A LED data sheet might suggest 20mA current is a maximum value. A modern, efficient LED is very bright with 20mA. In darkness, with dark-adapted eyes, you might be able to see the LED begin to glow with 0.05 mA.
A rough design current for an efficient LED might be around 1 mA...that won't stress the PIC's I/O pin. 20mA is requiring the I/O pin to work rather hard.
Microchip's data sheet for PIC16F88 shows the DC specifications that set some limits on GPIO (input/output) pin voltages and currents (a portion snipped below). The pertinent part is \$V_{OL}, V_{OH}\$ for I/O ports:
It appears that an I/O pin can sink current (8.5mA) with less stress than it can supply current (1.6mA). These are not limits, but are a single data point within the maximum limits stated elsewhere (Section 18.0 states that maximum current on any one I/O pin shouldn't exceed 25mA).

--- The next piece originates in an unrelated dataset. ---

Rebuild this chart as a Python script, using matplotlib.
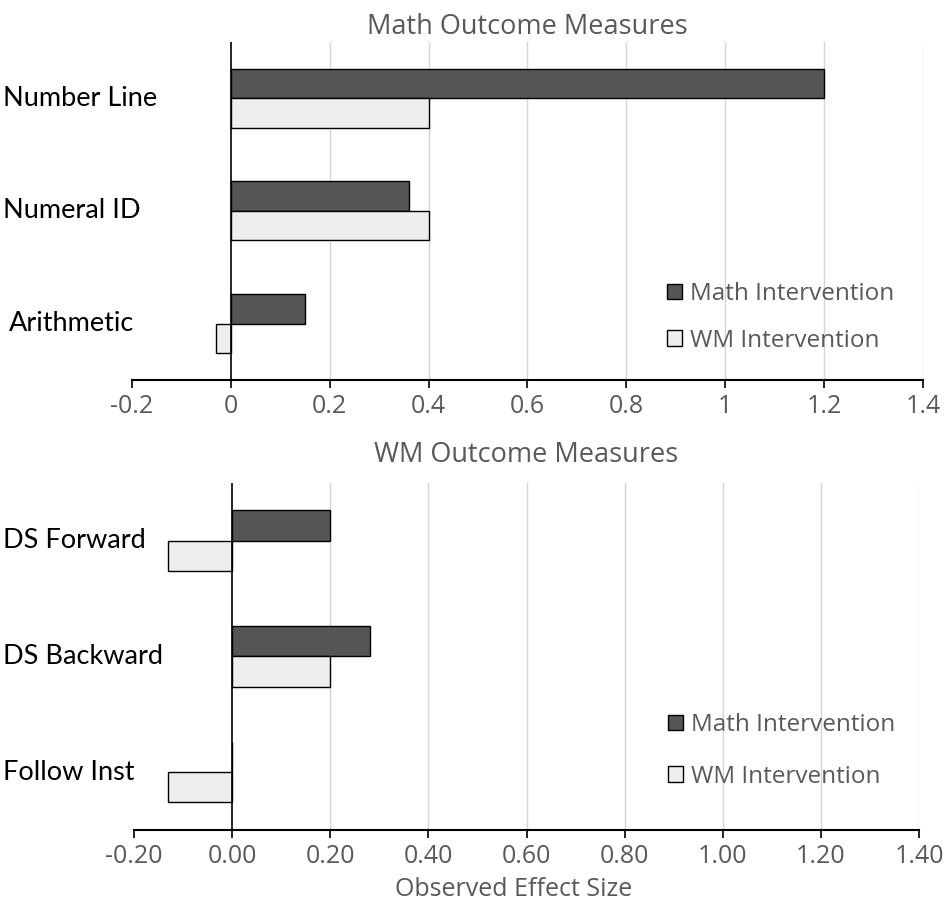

Sinking-better-than-sourcing is a common trait of GPIO output pins. So you're better off to sink...that means lighting up a LED by pulling current to ground - the LED's anode is attached to the +5V DC supply, and the GPIO pin pulls it ON by switching from logic high to logic low, through a series-connected resistor.
Example design:
A LED (when lit) requires about 2V when 1mA flows. Look to the LED's data sheet.
The PIC is powered from a +5v supply, which is also the point from which the LED anode draws its current. So VDD is +5v compared to VSS at zero volts.
A GPIO pin is set as "OUTPUT" and is pulled to logic LOW to turn on the LED.
The series resistance for 1mA LED current would be \$ (5.0 - 2.0)\over (.001)\$. That's 3000 ohms.
A more exact solution might account for the internal ON resistance of the PIC's I/O pin. This would be the ON-resistance of a N-channel MOSfet.
The data sheet (above) suggests this resistance is \${0.6V}\over{8.5mA}\$, about 71 ohms.
So a proper series resistor would be \$ 3000 - 71\$ ohms. But you wouldn't notice the difference in LED brightness compared to a 3000 ohm resistor.
simulate this circuit – Schematic created using CircuitLab
Note that a blue LED requires more voltage to light up than a RED LED, perhaps 3.4V instead of 2.0V....NO current flows until you exceed a LED's turn-on voltage. It is current that produces light. If your DC supply was low (perhaps 3.3V), the blue LED could not be reliably lit.
The PIC itself will draw current from its DC supply just to operate. Current flow depends a great deal on how fast it is operating...the data sheet can be confusing and has many charts showing current pulled from the DC supply under many operating conditions. While asleep, with no clocks running, it may pull a few microamps. A fast clock (20 MHz) with +5V supply might pull 5mA.
In the example circuit with LED ON, and a 20MHz clock, 5mA might enter VDD pin. This current would also exit VSS pin. But the VSS pin would also include the 1mA LED current, so 6mA exits VSS. From the power supply, 6mA flows.
Data sheet section 18.0 shows maximum limits. These are pain-of-death limits. For VDD, VSS, the limit is 200mA. That'd be one very hot PIC!. How could so much current flow? If you tried to light up many LEDS very brightly with all the available GPIO pins, with small-value series resistors (like zero ohms), a great deal of current might try to flow.
A caution regarding GPIO pins. They default to input rather than output. A GPIO pin can float around at any voltage between VDD and VSS. The electric field of a hand waving over the chip can change its voltage. It is not good to have a GPIO pin float near half-way between VDD-VSS. Excess current can flow. An unconnected input pin should be dragged down to VSS or dragged up to VDD. Dragging might be done with a resistor, in case the pin gets set to "output".